No Mundo democrático em que vivemos, os segundos, as massas cidadãs, pedem aos primeiros, as elites desinteressadas, que os representem. Rogam-lhes que prescindam da vida pessoal, do sossego e, quantas vezes, de cabedais, pelo bem comum. Convidam-nos a interpretar o sentido dos votos, de acordo com as regras constitucionais em vigor, reflectindo-os em políticas públicas correspondentes à vontade geral. Aqueles iniciam então dolorosa reflexão; enfrentam filhos e mulheres (ou maridos), discutem com os amigos. Sabem que aceitar é o fim da intimidade, réditos menos avultados, a vida pessoal esmiuçada. Pensam em jornalistas e inquietam-se: ah, aquela sisa antiga apagada das declarações… os anos de pensão de alimentos por pagar…
Pesam tudo bem pesado. E no fim, quase sempre, “seja o que Deus quiser”, dizem Sim ao bem público, Sim à Pátria agradecida, Sim pai “vou ser Ministro” após tantos anos de desesperançada espera.

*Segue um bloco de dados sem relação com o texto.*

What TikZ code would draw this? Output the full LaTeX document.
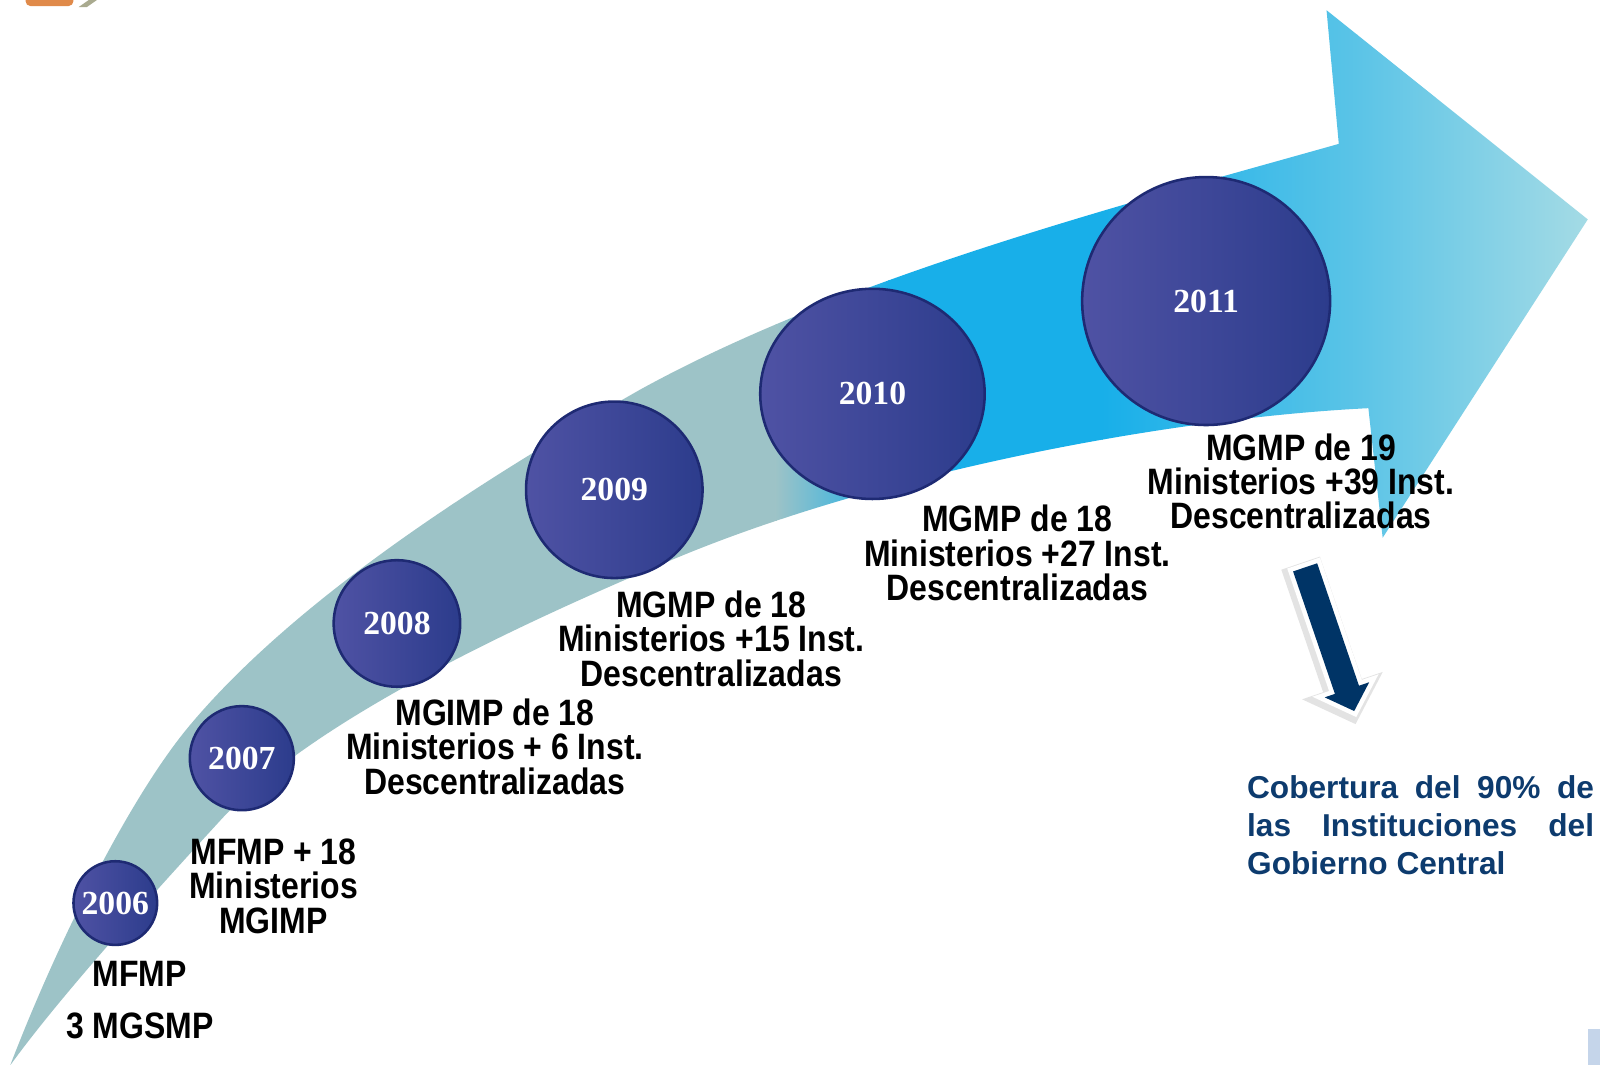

Costumam fazer-se uns inquéritos a que poucos prestam atenção: pressupondo, com razão, os supracitados sacrifícios (vidé os ordenados “da vida privada” comparados com a miséria renascentista do óbulo público) e os riscos de ficar de carácter-nu face ao escrutíneo impiedoso da imprensa esfaimada, pergunta-se aos nóveis governantes “Porque aceitou o convite?”. Ora os membros de qualquer governo respondem à uma “para servir o país”. Ninguém confessa: “Por causa do Poder”. Ou porque “ajuda aos negócios”. Ou “sempre quis aparecer na televisão”. Ou mesmo “sonho em ser ministro desde pequenino”. Ninguém o confessa por não ser verdade ou não é verdade porque ninguém o confessa?
Tanta dedicação e altruísmo, o abandono das coisas terrenas e materiais em prol do bem público, impressionam. Os poderosos sabem que Lá, nos Sagrados do Poder onde tudo se decide, não há multidões que votam nem eleitores que questionam. Estão sozinhos entre pares e a sua (deles) consciência. Exeatur as delícias da privacidade, um luxo para sempre interdito. Vão ter de usar o carro público, de aturar motoristas e seguranças, de entrar pela sala vip dos aeroportos em vez de fazer, como toda a gente, o excitante percurso da classe económica para as filas das malas. No final do mandato, o curriculum ostentará para sempreo labéu “Ex-ministro”. E se a maldita “coisa pública” exigir novos esforços, eles dirão Sim, porque à Pátria não se recusam sacrifícios e é Portugal quem manda.
Tais mulheres (e homens) são a Raça em carne viva, honra lhes seja.
Se o leitor aspira ao martírio e quer entrar nesse escol de públicas virtudes, anote o caminho: inscreva-se numa juventude partidária e prepare-se para décadas a “puxar saco” (i.e. bajular) a quem não merece. Treine mímica gestual, leia tudo sobre “Como Convencer Audiências”, prepare fichas de citações eruditas, encha os jornais com informações sobre a sua vida pessoal. Se é tarde para a juventude, não desanime: faça o mesmo na secção sénior (só que mais depressa).